:: Stated task ::
Take the material below and retype it in full; pictures are left out.

:: Dataset section ::
<<<<

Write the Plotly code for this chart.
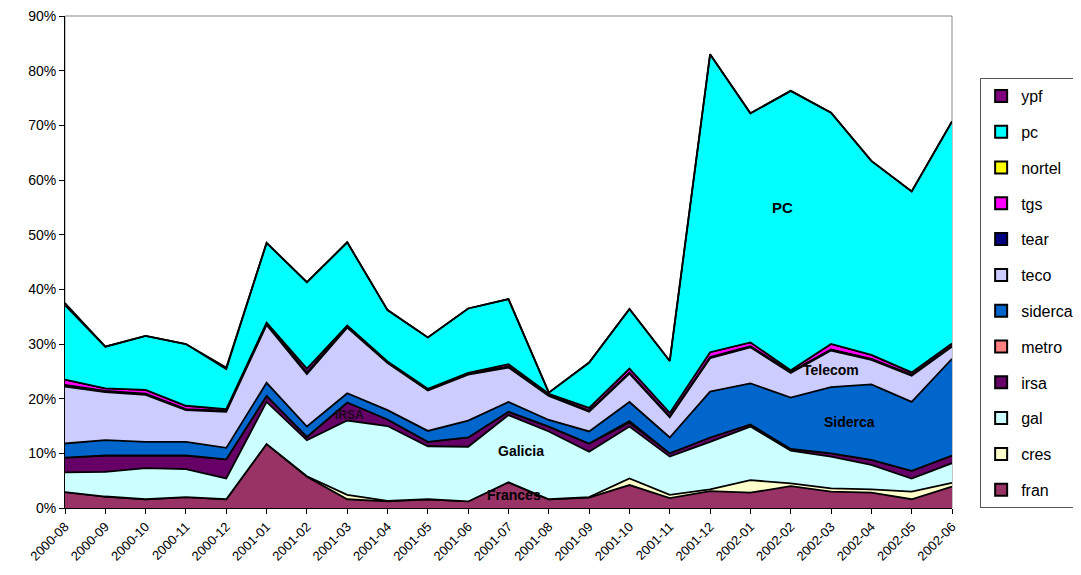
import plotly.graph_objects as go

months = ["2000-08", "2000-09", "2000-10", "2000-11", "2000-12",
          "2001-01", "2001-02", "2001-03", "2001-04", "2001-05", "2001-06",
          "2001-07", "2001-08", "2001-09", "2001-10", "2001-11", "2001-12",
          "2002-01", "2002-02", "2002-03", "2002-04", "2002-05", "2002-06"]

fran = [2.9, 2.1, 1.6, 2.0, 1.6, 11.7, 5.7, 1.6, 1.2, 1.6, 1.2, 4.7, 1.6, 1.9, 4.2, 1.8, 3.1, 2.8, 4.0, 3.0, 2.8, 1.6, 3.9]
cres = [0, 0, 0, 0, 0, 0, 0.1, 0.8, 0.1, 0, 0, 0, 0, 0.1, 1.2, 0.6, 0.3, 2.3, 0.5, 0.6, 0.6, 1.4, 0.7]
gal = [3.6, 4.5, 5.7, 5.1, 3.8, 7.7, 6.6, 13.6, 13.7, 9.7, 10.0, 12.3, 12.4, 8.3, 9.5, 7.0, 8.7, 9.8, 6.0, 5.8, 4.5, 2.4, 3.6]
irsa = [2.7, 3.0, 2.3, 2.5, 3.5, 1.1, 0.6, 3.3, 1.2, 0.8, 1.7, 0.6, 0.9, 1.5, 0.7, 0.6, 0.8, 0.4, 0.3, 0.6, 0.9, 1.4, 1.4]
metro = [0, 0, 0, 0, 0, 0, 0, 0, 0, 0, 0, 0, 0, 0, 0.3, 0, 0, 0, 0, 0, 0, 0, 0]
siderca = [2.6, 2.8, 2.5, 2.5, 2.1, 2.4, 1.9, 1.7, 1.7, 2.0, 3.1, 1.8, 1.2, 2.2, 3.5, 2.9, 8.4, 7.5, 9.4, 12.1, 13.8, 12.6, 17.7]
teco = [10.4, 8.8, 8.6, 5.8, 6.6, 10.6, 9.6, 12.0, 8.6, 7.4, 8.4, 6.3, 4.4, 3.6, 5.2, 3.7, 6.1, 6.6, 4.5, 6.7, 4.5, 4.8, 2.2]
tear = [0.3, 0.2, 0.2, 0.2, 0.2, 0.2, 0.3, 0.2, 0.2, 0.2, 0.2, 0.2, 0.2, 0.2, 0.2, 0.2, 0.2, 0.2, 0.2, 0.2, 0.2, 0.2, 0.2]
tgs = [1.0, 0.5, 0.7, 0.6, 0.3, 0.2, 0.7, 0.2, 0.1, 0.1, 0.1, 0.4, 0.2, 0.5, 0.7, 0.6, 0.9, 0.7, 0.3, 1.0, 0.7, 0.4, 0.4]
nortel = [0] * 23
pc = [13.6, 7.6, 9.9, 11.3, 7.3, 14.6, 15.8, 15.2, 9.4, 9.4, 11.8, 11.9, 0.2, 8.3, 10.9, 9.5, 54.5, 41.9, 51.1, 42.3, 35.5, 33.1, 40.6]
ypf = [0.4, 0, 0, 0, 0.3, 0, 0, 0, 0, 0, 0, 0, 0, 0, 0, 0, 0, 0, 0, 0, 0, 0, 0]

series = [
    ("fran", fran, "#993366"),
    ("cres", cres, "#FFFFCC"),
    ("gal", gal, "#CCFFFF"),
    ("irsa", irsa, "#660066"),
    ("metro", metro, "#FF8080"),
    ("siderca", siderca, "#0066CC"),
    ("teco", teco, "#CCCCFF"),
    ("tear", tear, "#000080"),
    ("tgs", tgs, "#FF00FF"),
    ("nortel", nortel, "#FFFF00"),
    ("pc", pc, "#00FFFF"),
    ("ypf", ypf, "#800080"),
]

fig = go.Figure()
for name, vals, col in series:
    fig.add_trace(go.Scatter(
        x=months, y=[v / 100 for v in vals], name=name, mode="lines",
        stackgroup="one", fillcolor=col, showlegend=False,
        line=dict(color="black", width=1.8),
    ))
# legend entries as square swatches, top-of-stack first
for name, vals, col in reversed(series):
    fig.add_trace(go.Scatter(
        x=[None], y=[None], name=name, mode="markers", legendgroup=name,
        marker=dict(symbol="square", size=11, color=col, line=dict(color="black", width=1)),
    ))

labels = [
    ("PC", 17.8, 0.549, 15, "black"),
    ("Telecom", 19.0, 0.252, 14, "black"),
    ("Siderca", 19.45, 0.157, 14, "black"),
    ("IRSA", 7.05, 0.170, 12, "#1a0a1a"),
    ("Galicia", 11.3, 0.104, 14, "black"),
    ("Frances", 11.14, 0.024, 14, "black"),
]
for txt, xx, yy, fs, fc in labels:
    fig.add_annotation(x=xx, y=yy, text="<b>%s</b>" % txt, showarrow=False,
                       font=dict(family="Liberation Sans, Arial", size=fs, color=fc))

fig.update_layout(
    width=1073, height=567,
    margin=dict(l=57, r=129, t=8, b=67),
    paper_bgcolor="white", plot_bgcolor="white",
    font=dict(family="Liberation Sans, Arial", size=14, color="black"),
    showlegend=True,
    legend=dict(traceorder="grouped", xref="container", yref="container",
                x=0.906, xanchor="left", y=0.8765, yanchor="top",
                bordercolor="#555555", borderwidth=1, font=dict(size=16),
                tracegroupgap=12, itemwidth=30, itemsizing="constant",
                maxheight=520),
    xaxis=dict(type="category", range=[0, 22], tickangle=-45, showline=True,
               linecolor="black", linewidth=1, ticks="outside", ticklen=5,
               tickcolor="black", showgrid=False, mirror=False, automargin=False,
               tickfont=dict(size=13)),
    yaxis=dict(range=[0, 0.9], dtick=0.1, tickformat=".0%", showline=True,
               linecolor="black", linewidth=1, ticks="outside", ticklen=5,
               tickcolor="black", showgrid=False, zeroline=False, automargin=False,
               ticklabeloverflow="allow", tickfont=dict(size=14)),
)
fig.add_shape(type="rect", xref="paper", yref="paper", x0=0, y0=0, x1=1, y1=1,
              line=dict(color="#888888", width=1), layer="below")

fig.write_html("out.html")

>>>>

:: Completed exercise ::
Write the Plotly code for this chart.
import plotly.graph_objects as go

months = ["2000-08", "2000-09", "2000-10", "2000-11", "2000-12",
          "2001-01", "2001-02", "2001-03", "2001-04", "2001-05", "2001-06",
          "2001-07", "2001-08", "2001-09", "2001-10", "2001-11", "2001-12",
          "2002-01", "2002-02", "2002-03", "2002-04", "2002-05", "2002-06"]

fran = [2.9, 2.1, 1.6, 2.0, 1.6, 11.7, 5.7, 1.6, 1.2, 1.6, 1.2, 4.7, 1.6, 1.9, 4.2, 1.8, 3.1, 2.8, 4.0, 3.0, 2.8, 1.6, 3.9]
cres = [0, 0, 0, 0, 0, 0, 0.1, 0.8, 0.1, 0, 0, 0, 0, 0.1, 1.2, 0.6, 0.3, 2.3, 0.5, 0.6, 0.6, 1.4, 0.7]
gal = [3.6, 4.5, 5.7, 5.1, 3.8, 7.7, 6.6, 13.6, 13.7, 9.7, 10.0, 12.3, 12.4, 8.3, 9.5, 7.0, 8.7, 9.8, 6.0, 5.8, 4.5, 2.4, 3.6]
irsa = [2.7, 3.0, 2.3, 2.5, 3.5, 1.1, 0.6, 3.3, 1.2, 0.8, 1.7, 0.6, 0.9, 1.5, 0.7, 0.6, 0.8, 0.4, 0.3, 0.6, 0.9, 1.4, 1.4]
metro = [0, 0, 0, 0, 0, 0, 0, 0, 0, 0, 0, 0, 0, 0, 0.3, 0, 0, 0, 0, 0, 0, 0, 0]
siderca = [2.6, 2.8, 2.5, 2.5, 2.1, 2.4, 1.9, 1.7, 1.7, 2.0, 3.1, 1.8, 1.2, 2.2, 3.5, 2.9, 8.4, 7.5, 9.4, 12.1, 13.8, 12.6, 17.7]
teco = [10.4, 8.8, 8.6, 5.8, 6.6, 10.6, 9.6, 12.0, 8.6, 7.4, 8.4, 6.3, 4.4, 3.6, 5.2, 3.7, 6.1, 6.6, 4.5, 6.7, 4.5, 4.8, 2.2]
tear = [0.3, 0.2, 0.2, 0.2, 0.2, 0.2, 0.3, 0.2, 0.2, 0.2, 0.2, 0.2, 0.2, 0.2, 0.2, 0.2, 0.2, 0.2, 0.2, 0.2, 0.2, 0.2, 0.2]
tgs = [1.0, 0.5, 0.7, 0.6, 0.3, 0.2, 0.7, 0.2, 0.1, 0.1, 0.1, 0.4, 0.2, 0.5, 0.7, 0.6, 0.9, 0.7, 0.3, 1.0, 0.7, 0.4, 0.4]
nortel = [0] * 23
pc = [13.6, 7.6, 9.9, 11.3, 7.3, 14.6, 15.8, 15.2, 9.4, 9.4, 11.8, 11.9, 0.2, 8.3, 10.9, 9.5, 54.5, 41.9, 51.1, 42.3, 35.5, 33.1, 40.6]
ypf = [0.4, 0, 0, 0, 0.3, 0, 0, 0, 0, 0, 0, 0, 0, 0, 0, 0, 0, 0, 0, 0, 0, 0, 0]

series = [
    ("fran", fran, "#993366"),
    ("cres", cres, "#FFFFCC"),
    ("gal", gal, "#CCFFFF"),
    ("irsa", irsa, "#660066"),
    ("metro", metro, "#FF8080"),
    ("siderca", siderca, "#0066CC"),
    ("teco", teco, "#CCCCFF"),
    ("tear", tear, "#000080"),
    ("tgs", tgs, "#FF00FF"),
    ("nortel", nortel, "#FFFF00"),
    ("pc", pc, "#00FFFF"),
    ("ypf", ypf, "#800080"),
]

fig = go.Figure()
for name, vals, col in series:
    fig.add_trace(go.Scatter(
        x=months, y=[v / 100 for v in vals], name=name, mode="lines",
        stackgroup="one", fillcolor=col, showlegend=False,
        line=dict(color="black", width=1.8),
    ))
# legend entries as square swatches, top-of-stack first
for name, vals, col in reversed(series):
    fig.add_trace(go.Scatter(
        x=[None], y=[None], name=name, mode="markers", legendgroup=name,
        marker=dict(symbol="square", size=11, color=col, line=dict(color="black", width=1)),
    ))

labels = [
    ("PC", 17.8, 0.549, 15, "black"),
    ("Telecom", 19.0, 0.252, 14, "black"),
    ("Siderca", 19.45, 0.157, 14, "black"),
    ("IRSA", 7.05, 0.170, 12, "#1a0a1a"),
    ("Galicia", 11.3, 0.104, 14, "black"),
    ("Frances", 11.14, 0.024, 14, "black"),
]
for txt, xx, yy, fs, fc in labels:
    fig.add_annotation(x=xx, y=yy, text="<b>%s</b>" % txt, showarrow=False,
                       font=dict(family="Liberation Sans, Arial", size=fs, color=fc))

fig.update_layout(
    width=1073, height=567,
    margin=dict(l=57, r=129, t=8, b=67),
    paper_bgcolor="white", plot_bgcolor="white",
    font=dict(family="Liberation Sans, Arial", size=14, color="black"),
    showlegend=True,
    legend=dict(traceorder="grouped", xref="container", yref="container",
                x=0.906, xanchor="left", y=0.8765, yanchor="top",
                bordercolor="#555555", borderwidth=1, font=dict(size=16),
                tracegroupgap=12, itemwidth=30, itemsizing="constant",
                maxheight=520),
    xaxis=dict(type="category", range=[0, 22], tickangle=-45, showline=True,
               linecolor="black", linewidth=1, ticks="outside", ticklen=5,
               tickcolor="black", showgrid=False, mirror=False, automargin=False,
               tickfont=dict(size=13)),
    yaxis=dict(range=[0, 0.9], dtick=0.1, tickformat=".0%", showline=True,
               linecolor="black", linewidth=1, ticks="outside", ticklen=5,
               tickcolor="black", showgrid=False, zeroline=False, automargin=False,
               ticklabeloverflow="allow", tickfont=dict(size=14)),
)
fig.add_shape(type="rect", xref="paper", yref="paper", x0=0, y0=0, x1=1, y1=1,
              line=dict(color="#888888", width=1), layer="below")

fig.write_html("out.html")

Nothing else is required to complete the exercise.